Which is precisely why it is all the more strange, and a little disappointing, that an otherwise thoughtful and open-minded critic such as Roger Ebert***** should give this film 1/2 of a star. Maybe Ebert was just in a hurry while he was watching this film, or had other things on his mind. He has both admired and savaged Jarmusch’s films in the past, so neither reaction would come as a surprise. He really didn’t like Dead Man, which is paced similarly to this film, so maybe unless you’re Tarkovsky, do not make a snail-paced movie with the hopes of garnering Roger’s favor. But damn, Mr. Ebert! Your review of this film is damn near impolite.

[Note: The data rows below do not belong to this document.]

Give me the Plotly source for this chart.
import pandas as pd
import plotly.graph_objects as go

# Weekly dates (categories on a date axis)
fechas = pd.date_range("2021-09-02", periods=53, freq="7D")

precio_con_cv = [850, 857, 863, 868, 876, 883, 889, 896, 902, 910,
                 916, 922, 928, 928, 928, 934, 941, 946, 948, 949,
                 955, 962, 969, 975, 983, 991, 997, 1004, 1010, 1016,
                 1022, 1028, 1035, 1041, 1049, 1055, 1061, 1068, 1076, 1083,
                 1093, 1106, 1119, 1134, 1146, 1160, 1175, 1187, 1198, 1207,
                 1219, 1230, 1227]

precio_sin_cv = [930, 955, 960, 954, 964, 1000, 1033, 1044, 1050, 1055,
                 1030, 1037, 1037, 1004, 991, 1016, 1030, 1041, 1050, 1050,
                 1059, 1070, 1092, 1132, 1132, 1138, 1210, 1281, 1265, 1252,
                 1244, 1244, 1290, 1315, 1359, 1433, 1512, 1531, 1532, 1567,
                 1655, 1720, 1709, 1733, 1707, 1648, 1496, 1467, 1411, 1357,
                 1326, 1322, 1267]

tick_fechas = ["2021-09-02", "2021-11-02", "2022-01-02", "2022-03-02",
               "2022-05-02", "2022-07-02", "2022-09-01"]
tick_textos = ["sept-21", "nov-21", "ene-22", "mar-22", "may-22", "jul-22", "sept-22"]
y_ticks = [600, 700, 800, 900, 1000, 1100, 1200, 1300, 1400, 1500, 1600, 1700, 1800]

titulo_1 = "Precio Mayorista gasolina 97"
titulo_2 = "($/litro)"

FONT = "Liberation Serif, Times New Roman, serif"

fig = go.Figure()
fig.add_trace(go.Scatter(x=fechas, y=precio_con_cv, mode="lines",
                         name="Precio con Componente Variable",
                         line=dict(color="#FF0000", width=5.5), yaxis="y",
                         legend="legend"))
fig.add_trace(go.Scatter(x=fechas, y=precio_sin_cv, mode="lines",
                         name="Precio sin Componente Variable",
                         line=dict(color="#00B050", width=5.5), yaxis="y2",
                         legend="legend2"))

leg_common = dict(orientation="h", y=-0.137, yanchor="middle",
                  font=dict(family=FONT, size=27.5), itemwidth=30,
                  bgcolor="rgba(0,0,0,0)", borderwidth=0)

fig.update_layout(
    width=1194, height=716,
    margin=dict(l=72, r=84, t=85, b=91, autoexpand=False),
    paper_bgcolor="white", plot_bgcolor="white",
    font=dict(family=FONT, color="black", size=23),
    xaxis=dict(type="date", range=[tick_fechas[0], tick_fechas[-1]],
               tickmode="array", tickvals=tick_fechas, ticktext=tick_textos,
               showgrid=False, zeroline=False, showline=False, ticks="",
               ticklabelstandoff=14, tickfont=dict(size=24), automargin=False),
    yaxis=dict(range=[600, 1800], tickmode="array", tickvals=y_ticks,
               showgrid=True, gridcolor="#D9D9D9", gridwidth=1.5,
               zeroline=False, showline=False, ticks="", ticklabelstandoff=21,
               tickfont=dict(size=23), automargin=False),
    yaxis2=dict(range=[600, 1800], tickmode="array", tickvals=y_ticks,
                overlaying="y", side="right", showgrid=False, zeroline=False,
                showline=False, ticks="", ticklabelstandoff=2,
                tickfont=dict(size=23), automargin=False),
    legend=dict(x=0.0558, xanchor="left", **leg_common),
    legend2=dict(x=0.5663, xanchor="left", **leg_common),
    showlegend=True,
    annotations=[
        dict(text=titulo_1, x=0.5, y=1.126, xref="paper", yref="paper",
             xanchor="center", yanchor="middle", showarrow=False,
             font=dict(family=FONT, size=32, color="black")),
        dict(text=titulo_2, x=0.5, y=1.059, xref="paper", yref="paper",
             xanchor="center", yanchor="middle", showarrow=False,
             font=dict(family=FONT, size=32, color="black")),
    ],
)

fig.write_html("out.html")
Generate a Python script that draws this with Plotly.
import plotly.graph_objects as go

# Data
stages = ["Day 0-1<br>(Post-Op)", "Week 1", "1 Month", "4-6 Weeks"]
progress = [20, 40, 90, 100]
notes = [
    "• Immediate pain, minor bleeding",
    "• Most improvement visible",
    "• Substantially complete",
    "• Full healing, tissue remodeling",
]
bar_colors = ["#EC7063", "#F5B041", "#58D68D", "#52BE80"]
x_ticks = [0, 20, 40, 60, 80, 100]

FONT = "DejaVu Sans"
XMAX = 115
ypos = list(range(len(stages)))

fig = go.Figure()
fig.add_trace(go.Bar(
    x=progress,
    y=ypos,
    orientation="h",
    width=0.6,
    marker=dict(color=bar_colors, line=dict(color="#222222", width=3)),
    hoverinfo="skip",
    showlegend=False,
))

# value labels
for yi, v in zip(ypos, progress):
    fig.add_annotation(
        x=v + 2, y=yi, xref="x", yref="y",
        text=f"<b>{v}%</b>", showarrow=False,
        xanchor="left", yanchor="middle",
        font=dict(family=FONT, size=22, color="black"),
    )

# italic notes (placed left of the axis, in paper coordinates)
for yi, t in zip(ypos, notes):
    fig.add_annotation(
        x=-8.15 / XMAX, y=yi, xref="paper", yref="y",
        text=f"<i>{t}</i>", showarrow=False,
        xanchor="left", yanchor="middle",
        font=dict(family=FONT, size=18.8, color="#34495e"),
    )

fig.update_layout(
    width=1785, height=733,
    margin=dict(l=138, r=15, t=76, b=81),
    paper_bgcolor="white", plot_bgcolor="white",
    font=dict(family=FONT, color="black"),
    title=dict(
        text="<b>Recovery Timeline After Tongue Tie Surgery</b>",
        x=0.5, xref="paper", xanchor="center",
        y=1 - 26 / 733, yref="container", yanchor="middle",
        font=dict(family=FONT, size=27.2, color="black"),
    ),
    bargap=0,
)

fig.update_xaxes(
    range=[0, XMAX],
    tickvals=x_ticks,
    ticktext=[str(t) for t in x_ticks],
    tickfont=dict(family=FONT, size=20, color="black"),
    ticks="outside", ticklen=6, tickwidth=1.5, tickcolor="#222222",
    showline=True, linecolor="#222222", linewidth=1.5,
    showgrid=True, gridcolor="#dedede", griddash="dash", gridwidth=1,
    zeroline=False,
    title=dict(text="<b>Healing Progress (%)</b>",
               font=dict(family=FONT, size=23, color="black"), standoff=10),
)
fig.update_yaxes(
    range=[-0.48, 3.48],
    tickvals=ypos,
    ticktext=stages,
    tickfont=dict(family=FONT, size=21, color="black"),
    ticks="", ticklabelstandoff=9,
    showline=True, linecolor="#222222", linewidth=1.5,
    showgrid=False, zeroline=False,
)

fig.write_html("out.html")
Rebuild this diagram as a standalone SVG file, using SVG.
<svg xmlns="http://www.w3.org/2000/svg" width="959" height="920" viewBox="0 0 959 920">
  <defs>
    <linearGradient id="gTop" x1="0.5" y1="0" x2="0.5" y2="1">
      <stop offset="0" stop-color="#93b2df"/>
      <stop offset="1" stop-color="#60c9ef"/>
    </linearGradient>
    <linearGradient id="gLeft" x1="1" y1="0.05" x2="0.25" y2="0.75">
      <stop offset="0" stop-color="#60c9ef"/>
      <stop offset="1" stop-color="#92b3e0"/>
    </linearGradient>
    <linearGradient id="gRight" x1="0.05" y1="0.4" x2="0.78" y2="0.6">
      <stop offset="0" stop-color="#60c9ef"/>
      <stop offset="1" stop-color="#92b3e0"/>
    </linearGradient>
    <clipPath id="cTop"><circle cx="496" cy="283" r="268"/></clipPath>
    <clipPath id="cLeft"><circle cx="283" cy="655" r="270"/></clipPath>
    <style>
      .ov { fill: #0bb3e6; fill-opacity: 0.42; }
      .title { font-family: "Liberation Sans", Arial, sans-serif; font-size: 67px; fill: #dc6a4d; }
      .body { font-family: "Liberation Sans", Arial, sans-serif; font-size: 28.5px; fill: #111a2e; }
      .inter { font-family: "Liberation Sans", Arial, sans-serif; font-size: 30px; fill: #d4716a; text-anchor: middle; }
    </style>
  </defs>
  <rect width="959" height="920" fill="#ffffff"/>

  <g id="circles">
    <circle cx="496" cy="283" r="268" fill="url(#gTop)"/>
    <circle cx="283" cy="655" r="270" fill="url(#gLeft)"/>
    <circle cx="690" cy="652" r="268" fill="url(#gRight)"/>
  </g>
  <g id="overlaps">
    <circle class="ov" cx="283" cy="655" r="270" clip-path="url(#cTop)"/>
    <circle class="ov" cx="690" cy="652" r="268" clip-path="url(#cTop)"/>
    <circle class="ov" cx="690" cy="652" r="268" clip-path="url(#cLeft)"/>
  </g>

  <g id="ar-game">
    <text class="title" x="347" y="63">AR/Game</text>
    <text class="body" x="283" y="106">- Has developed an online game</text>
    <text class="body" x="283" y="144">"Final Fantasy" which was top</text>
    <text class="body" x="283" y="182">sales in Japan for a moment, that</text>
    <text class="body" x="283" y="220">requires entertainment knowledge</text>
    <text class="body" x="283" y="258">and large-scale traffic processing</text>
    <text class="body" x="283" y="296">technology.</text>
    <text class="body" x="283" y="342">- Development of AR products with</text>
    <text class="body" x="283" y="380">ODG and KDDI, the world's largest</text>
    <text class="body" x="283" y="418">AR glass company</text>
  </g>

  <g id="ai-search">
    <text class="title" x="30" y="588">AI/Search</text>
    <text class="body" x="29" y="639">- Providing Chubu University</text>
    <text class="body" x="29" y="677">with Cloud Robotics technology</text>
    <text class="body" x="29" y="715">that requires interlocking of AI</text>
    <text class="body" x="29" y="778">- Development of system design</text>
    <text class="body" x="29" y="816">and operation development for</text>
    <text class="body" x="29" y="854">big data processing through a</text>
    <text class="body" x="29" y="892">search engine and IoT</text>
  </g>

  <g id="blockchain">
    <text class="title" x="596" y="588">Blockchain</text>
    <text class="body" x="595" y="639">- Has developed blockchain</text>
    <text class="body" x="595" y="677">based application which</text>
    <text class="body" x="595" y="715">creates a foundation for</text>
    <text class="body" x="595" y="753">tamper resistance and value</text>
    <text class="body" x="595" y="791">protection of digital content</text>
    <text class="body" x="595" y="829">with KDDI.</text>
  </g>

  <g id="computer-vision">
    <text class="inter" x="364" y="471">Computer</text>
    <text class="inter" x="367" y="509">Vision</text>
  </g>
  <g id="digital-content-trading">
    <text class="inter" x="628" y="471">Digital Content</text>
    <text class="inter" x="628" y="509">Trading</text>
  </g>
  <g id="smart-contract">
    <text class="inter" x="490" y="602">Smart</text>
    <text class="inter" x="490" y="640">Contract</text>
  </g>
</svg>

Now, this film may be difficult to watch and enjoy a second time; indeed, Jarmusch’s pace allows one to absorb more upon first viewing of this film than just about any other film. And if you’re looking for the next Star Trek, well, this isn’t it. However, if it is still playing on a large screen somewhere in your town, please, give it a shot (especially if you like any of Jarmusch’s films). Let Doyle’s colors and lights and darks wash over you; let the Boris wash over you; let the incredible control and understatement of de Bankolé’s performance wash over you. Despite what Metacritic says, The Limits of Control is far more worthy of your ten dollars than probably about 90% of films you could watch this summer instead.
**By “we,” I mean, “Metacritic,” not, um, me, necessarily.
****Assassin, like, in the classical sense, almost.
*****Don’t get me wrong. I love Roger Ebert, and I think he’s a fine critic and writer. I just think he got this one wrong.